Iteration 28. Optimal train duration and capacity

22-09-2024

Goal

What is the optimal train duration and capacity to improve the validation score? And for the leaderboard score?

Motivation

Previous experiments suggest that training for longer might improve generalization. I want to validate that on the evaluation set.

Results

Optimal train duration for full fine-tune

metrics vs number of steps

All metrics improve when training for longer, we don't see signs of plateau on this experiment. Continual training might be a good option for this challenge.

Does LoRA achieve better generalization?

These experiments are for 40k steps, batch size 16.

experiment	accuracy	pass_32	vote_2	vote_1
full fine-tuning	12.25%	31.13%	22.85%	18.69%
LoRA 32	11.10%	30.25%	22.85%	19.07%
LoRA 128	12.73%	32.25%	22.47%	19.19%

There is no evidence that full fine-tuning generalizes better than LoRA. Moreover considering that so far using a pretrained LoRA for TTFT gives better results it is likely that training a LoRA will give better results

Conclusion

We have verified that training for longer improves generalization. No sign of plateau was observed after training for 80k steps. Thus it's likely that when training to do two tasks we could train further than 160k steps and still see improvements.

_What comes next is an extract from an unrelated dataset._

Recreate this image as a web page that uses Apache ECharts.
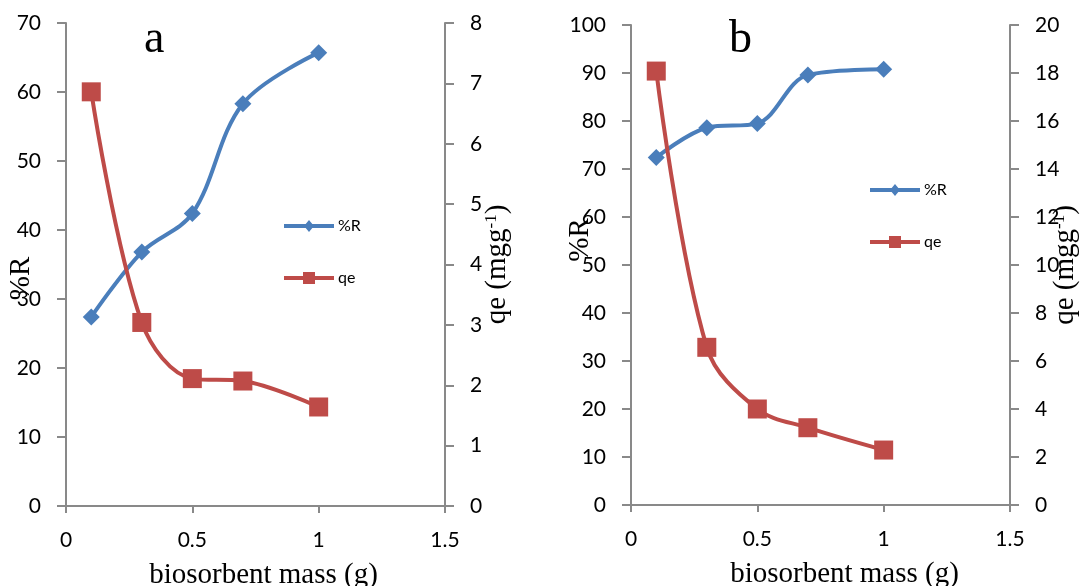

So far there is no evidence that full fine-tuning is better than LoRA. I need to validate this on the leaderboard.

Next steps

Train new models for submission: full fine-tuning and also LoRA and compare the results on the LB

TODO

Determine the optimal training steps for a full model fine-tune
Do the same for different LoRAs
Does the optimal training steps double when also learning to predict input from inputs?
Do the results hold for the leaderboard? How to account for the extra training data?